▶ Work instructions: Extract each line of the material that follows exactly and omit its pictures.

▶ Dataset section:
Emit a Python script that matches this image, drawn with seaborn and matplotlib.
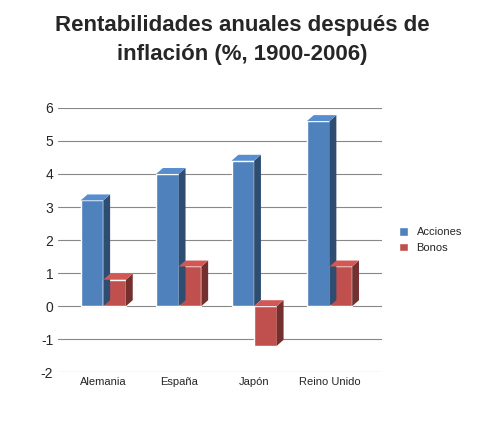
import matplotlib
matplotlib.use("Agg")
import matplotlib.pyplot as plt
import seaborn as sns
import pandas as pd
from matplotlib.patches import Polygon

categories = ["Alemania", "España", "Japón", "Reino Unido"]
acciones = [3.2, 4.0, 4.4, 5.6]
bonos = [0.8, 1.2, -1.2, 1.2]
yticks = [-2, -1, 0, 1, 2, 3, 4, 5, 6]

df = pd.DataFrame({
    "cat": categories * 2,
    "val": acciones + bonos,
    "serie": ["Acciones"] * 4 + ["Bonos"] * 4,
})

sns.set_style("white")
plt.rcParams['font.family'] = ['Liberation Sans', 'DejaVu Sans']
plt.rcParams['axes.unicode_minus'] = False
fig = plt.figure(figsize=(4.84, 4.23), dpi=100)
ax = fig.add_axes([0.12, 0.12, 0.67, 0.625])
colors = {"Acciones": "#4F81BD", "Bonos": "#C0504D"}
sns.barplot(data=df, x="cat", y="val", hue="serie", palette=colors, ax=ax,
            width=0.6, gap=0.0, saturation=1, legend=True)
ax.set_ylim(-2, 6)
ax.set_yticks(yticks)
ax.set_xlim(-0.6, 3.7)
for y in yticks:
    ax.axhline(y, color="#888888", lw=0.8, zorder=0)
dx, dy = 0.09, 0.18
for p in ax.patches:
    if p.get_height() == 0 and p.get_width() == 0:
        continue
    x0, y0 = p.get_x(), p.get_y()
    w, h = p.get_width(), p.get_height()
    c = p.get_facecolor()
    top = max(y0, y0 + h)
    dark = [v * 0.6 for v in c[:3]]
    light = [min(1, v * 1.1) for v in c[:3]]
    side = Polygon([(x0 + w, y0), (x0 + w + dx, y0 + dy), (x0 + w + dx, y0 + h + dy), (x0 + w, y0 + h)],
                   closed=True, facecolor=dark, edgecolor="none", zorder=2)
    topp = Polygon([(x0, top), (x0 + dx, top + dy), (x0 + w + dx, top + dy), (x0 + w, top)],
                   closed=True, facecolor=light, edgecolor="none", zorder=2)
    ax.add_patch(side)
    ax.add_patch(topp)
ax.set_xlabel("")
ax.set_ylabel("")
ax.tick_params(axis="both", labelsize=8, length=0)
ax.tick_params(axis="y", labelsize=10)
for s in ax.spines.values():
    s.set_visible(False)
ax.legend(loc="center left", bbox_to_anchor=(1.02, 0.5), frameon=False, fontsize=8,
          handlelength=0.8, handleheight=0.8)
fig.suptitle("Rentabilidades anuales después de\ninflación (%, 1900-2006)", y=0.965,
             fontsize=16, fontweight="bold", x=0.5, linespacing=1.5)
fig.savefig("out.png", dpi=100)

▶ Task output:
Emit a Python script that matches this image, drawn with seaborn and matplotlib.
import matplotlib
matplotlib.use("Agg")
import matplotlib.pyplot as plt
import seaborn as sns
import pandas as pd
from matplotlib.patches import Polygon

categories = ["Alemania", "España", "Japón", "Reino Unido"]
acciones = [3.2, 4.0, 4.4, 5.6]
bonos = [0.8, 1.2, -1.2, 1.2]
yticks = [-2, -1, 0, 1, 2, 3, 4, 5, 6]

df = pd.DataFrame({
    "cat": categories * 2,
    "val": acciones + bonos,
    "serie": ["Acciones"] * 4 + ["Bonos"] * 4,
})

sns.set_style("white")
plt.rcParams['font.family'] = ['Liberation Sans', 'DejaVu Sans']
plt.rcParams['axes.unicode_minus'] = False
fig = plt.figure(figsize=(4.84, 4.23), dpi=100)
ax = fig.add_axes([0.12, 0.12, 0.67, 0.625])
colors = {"Acciones": "#4F81BD", "Bonos": "#C0504D"}
sns.barplot(data=df, x="cat", y="val", hue="serie", palette=colors, ax=ax,
            width=0.6, gap=0.0, saturation=1, legend=True)
ax.set_ylim(-2, 6)
ax.set_yticks(yticks)
ax.set_xlim(-0.6, 3.7)
for y in yticks:
    ax.axhline(y, color="#888888", lw=0.8, zorder=0)
dx, dy = 0.09, 0.18
for p in ax.patches:
    if p.get_height() == 0 and p.get_width() == 0:
        continue
    x0, y0 = p.get_x(), p.get_y()
    w, h = p.get_width(), p.get_height()
    c = p.get_facecolor()
    top = max(y0, y0 + h)
    dark = [v * 0.6 for v in c[:3]]
    light = [min(1, v * 1.1) for v in c[:3]]
    side = Polygon([(x0 + w, y0), (x0 + w + dx, y0 + dy), (x0 + w + dx, y0 + h + dy), (x0 + w, y0 + h)],
                   closed=True, facecolor=dark, edgecolor="none", zorder=2)
    topp = Polygon([(x0, top), (x0 + dx, top + dy), (x0 + w + dx, top + dy), (x0 + w, top)],
                   closed=True, facecolor=light, edgecolor="none", zorder=2)
    ax.add_patch(side)
    ax.add_patch(topp)
ax.set_xlabel("")
ax.set_ylabel("")
ax.tick_params(axis="both", labelsize=8, length=0)
ax.tick_params(axis="y", labelsize=10)
for s in ax.spines.values():
    s.set_visible(False)
ax.legend(loc="center left", bbox_to_anchor=(1.02, 0.5), frameon=False, fontsize=8,
          handlelength=0.8, handleheight=0.8)
fig.suptitle("Rentabilidades anuales después de\ninflación (%, 1900-2006)", y=0.965,
             fontsize=16, fontweight="bold", x=0.5, linespacing=1.5)
fig.savefig("out.png", dpi=100)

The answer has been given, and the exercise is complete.